• THE TASK: Print all of the lines exactly. Any picture among them stays out.

• MATERIAL:
▼
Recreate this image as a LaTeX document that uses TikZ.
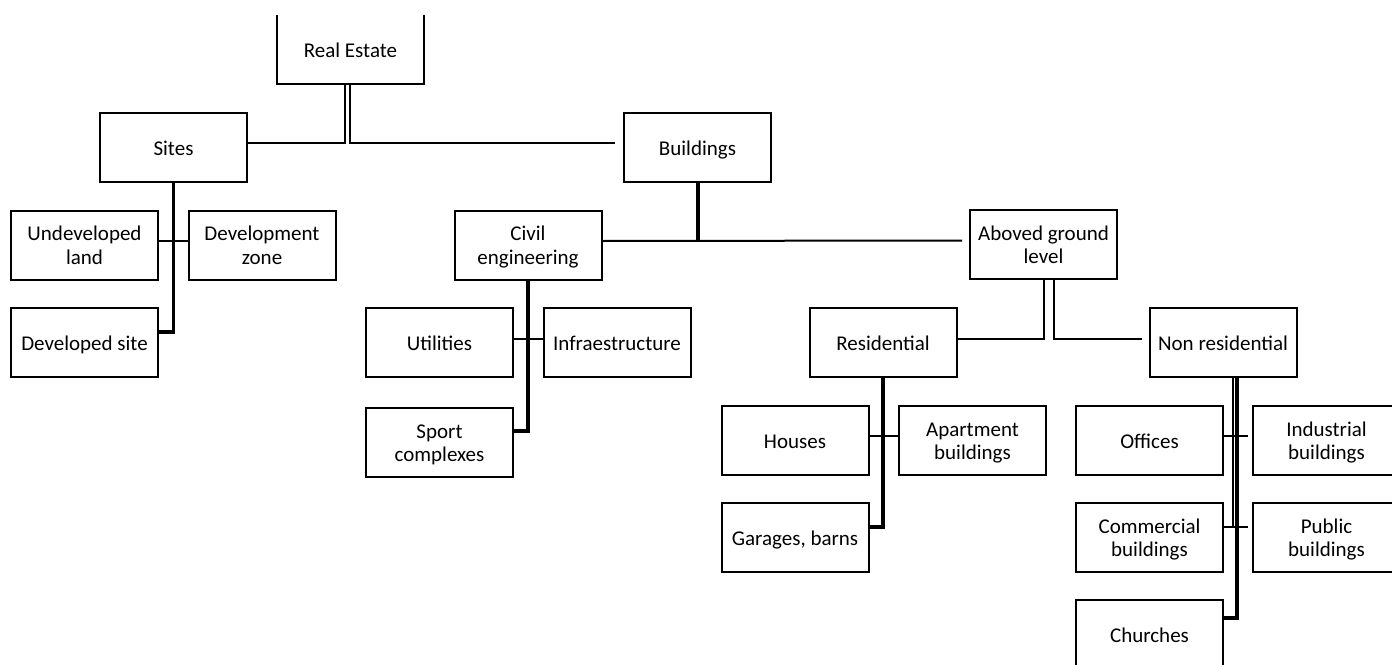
\documentclass[tikz,border=0pt]{standalone}
\usepackage{fontspec}
\setmainfont{Carlito}
\usepackage{xcolor}
\definecolor{boxline}{RGB}{0, 0, 0}
% text sits a little below the box centre
\newcommand{\boxlabel}[1]{\raisebox{0pt}[\dimexpr\height+6pt\relax][\depth]{\begin{tabular}{@{}c@{}}#1\end{tabular}}}

\begin{document}
\begin{tikzpicture}[x=1pt,y=-1pt,
    box/.style={draw=boxline,line width=2pt,minimum width=147pt,minimum height=69pt,
      inner sep=0pt,outer sep=0pt,font=\fontsize{21}{23.5}\selectfont},
    conn/.style={draw=boxline,line width=2pt},
    thickconn/.style={draw=boxline,line width=3.2pt}]
    \useasboundingbox (0,0) rectangle (1392,664);
    \clip (0,0) rectangle (1392,664);
        % top box, open at the top
        \node[box,draw=none] (realestate) at (350.5,49.5) {\boxlabel{Real Estate}};
        \draw[conn] (realestate.north west) |- (realestate.south east) -- (realestate.north east);
        \foreach \name/\xx/\yy/\txt in {
            sites/173.5/147.5/Sites, buildings/697.5/147.5/Buildings,
            undev/84.5/245/{Undeveloped\\land}, devzone/262/245/{Development\\zone},
            devsite/84.5/342.5/{Developed site},
            civil/528/245/{Civil\\engineering}, aboved/1043.5/244.5/{Aboved ground\\level},
            utilities/439.5/342.5/Utilities, infra/617/342.5/Infraestructure,
            sport/439.5/442.5/{Sport\\complexes},
            residential/883/342.5/Residential, nonres/1223/342.5/{Non residential},
            houses/795/440.5/Houses, apartment/972.5/440.5/{Apartment\\buildings},
            garages/795/537.5/{Garages, barns},
            offices/1149.5/440.5/Offices, industrial/1326.5/440.5/{Industrial\\buildings},
            commercial/1149.5/537.5/{Commercial\\buildings}, public/1326.5/537.5/{Public\\buildings},
            churches/1149.5/634.5/Churches} {
            \node[box] (\name) at (\xx,\yy) {\boxlabel{\txt}};
        }
        % real estate -> sites, buildings
        \draw[conn] ([xshift=-5.5pt]realestate.south) |- ([yshift=4.5pt]sites.east);
        \draw[conn] ([xshift=-0.5pt]realestate.south) |- ([xshift=-9pt,yshift=4.5pt]buildings.west);
        % sites
        \draw[thickconn] (sites.south) |- ([yshift=10.5pt]devsite.east);
        \draw[conn] ([yshift=4pt]undev.east) -- ([yshift=4pt]devzone.west);
        % buildings
        \coordinate (bjoin) at ([yshift=4pt]civil.east);
        \draw[conn] (bjoin) -- ([xshift=-8pt,yshift=4pt]aboved.west);
        \draw[line width=4pt] (buildings.south) -- (buildings.south |- bjoin);
        % civil engineering
        \draw[thickconn] (civil.south) |- ([yshift=11.5pt]sport.east);
        \draw[conn] ([yshift=4pt]utilities.east) -- ([yshift=4pt]infra.west);
        % aboved ground level
        \draw[conn] ([xshift=0.5pt]aboved.south) |- ([yshift=4pt]residential.east);
        \draw[conn] ([xshift=10.5pt]aboved.south) |- ([xshift=-8pt,yshift=4pt]nonres.west);
        % residential
        \draw[thickconn] (residential.south) |- ([yshift=10.5pt]garages.east);
        \draw[conn] ([yshift=4.5pt]houses.east) -- ([yshift=4.5pt]apartment.west);
        % non residential
        \coordinate (cjoin) at ([yshift=10.5pt]commercial.east);
        \draw[conn] ([xshift=10pt]nonres.south) -- ([xshift=10pt]nonres.south |- cjoin);
        \draw[thickconn] ([xshift=14pt]nonres.south) |- ([yshift=16.5pt]churches.east);
        \draw[conn] ([yshift=4.5pt]offices.east) -- ([xshift=-5pt,yshift=4.5pt]industrial.west);
        \draw[conn] (cjoin) -- ([xshift=-5pt,yshift=10.5pt]public.west);
    \end{tikzpicture}
\end{document}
▲
• RESULT BELOW:
Recreate this image as a LaTeX document that uses TikZ.
\documentclass[tikz,border=0pt]{standalone}
\usepackage{fontspec}
\setmainfont{Carlito}
\usepackage{xcolor}
\definecolor{boxline}{RGB}{0, 0, 0}
% text sits a little below the box centre
\newcommand{\boxlabel}[1]{\raisebox{0pt}[\dimexpr\height+6pt\relax][\depth]{\begin{tabular}{@{}c@{}}#1\end{tabular}}}

\begin{document}
\begin{tikzpicture}[x=1pt,y=-1pt,
    box/.style={draw=boxline,line width=2pt,minimum width=147pt,minimum height=69pt,
      inner sep=0pt,outer sep=0pt,font=\fontsize{21}{23.5}\selectfont},
    conn/.style={draw=boxline,line width=2pt},
    thickconn/.style={draw=boxline,line width=3.2pt}]
    \useasboundingbox (0,0) rectangle (1392,664);
    \clip (0,0) rectangle (1392,664);
        % top box, open at the top
        \node[box,draw=none] (realestate) at (350.5,49.5) {\boxlabel{Real Estate}};
        \draw[conn] (realestate.north west) |- (realestate.south east) -- (realestate.north east);
        \foreach \name/\xx/\yy/\txt in {
            sites/173.5/147.5/Sites, buildings/697.5/147.5/Buildings,
            undev/84.5/245/{Undeveloped\\land}, devzone/262/245/{Development\\zone},
            devsite/84.5/342.5/{Developed site},
            civil/528/245/{Civil\\engineering}, aboved/1043.5/244.5/{Aboved ground\\level},
            utilities/439.5/342.5/Utilities, infra/617/342.5/Infraestructure,
            sport/439.5/442.5/{Sport\\complexes},
            residential/883/342.5/Residential, nonres/1223/342.5/{Non residential},
            houses/795/440.5/Houses, apartment/972.5/440.5/{Apartment\\buildings},
            garages/795/537.5/{Garages, barns},
            offices/1149.5/440.5/Offices, industrial/1326.5/440.5/{Industrial\\buildings},
            commercial/1149.5/537.5/{Commercial\\buildings}, public/1326.5/537.5/{Public\\buildings},
            churches/1149.5/634.5/Churches} {
            \node[box] (\name) at (\xx,\yy) {\boxlabel{\txt}};
        }
        % real estate -> sites, buildings
        \draw[conn] ([xshift=-5.5pt]realestate.south) |- ([yshift=4.5pt]sites.east);
        \draw[conn] ([xshift=-0.5pt]realestate.south) |- ([xshift=-9pt,yshift=4.5pt]buildings.west);
        % sites
        \draw[thickconn] (sites.south) |- ([yshift=10.5pt]devsite.east);
        \draw[conn] ([yshift=4pt]undev.east) -- ([yshift=4pt]devzone.west);
        % buildings
        \coordinate (bjoin) at ([yshift=4pt]civil.east);
        \draw[conn] (bjoin) -- ([xshift=-8pt,yshift=4pt]aboved.west);
        \draw[line width=4pt] (buildings.south) -- (buildings.south |- bjoin);
        % civil engineering
        \draw[thickconn] (civil.south) |- ([yshift=11.5pt]sport.east);
        \draw[conn] ([yshift=4pt]utilities.east) -- ([yshift=4pt]infra.west);
        % aboved ground level
        \draw[conn] ([xshift=0.5pt]aboved.south) |- ([yshift=4pt]residential.east);
        \draw[conn] ([xshift=10.5pt]aboved.south) |- ([xshift=-8pt,yshift=4pt]nonres.west);
        % residential
        \draw[thickconn] (residential.south) |- ([yshift=10.5pt]garages.east);
        \draw[conn] ([yshift=4.5pt]houses.east) -- ([yshift=4.5pt]apartment.west);
        % non residential
        \coordinate (cjoin) at ([yshift=10.5pt]commercial.east);
        \draw[conn] ([xshift=10pt]nonres.south) -- ([xshift=10pt]nonres.south |- cjoin);
        \draw[thickconn] ([xshift=14pt]nonres.south) |- ([yshift=16.5pt]churches.east);
        \draw[conn] ([yshift=4.5pt]offices.east) -- ([xshift=-5pt,yshift=4.5pt]industrial.west);
        \draw[conn] (cjoin) -- ([xshift=-5pt,yshift=10.5pt]public.west);
    \end{tikzpicture}
\end{document}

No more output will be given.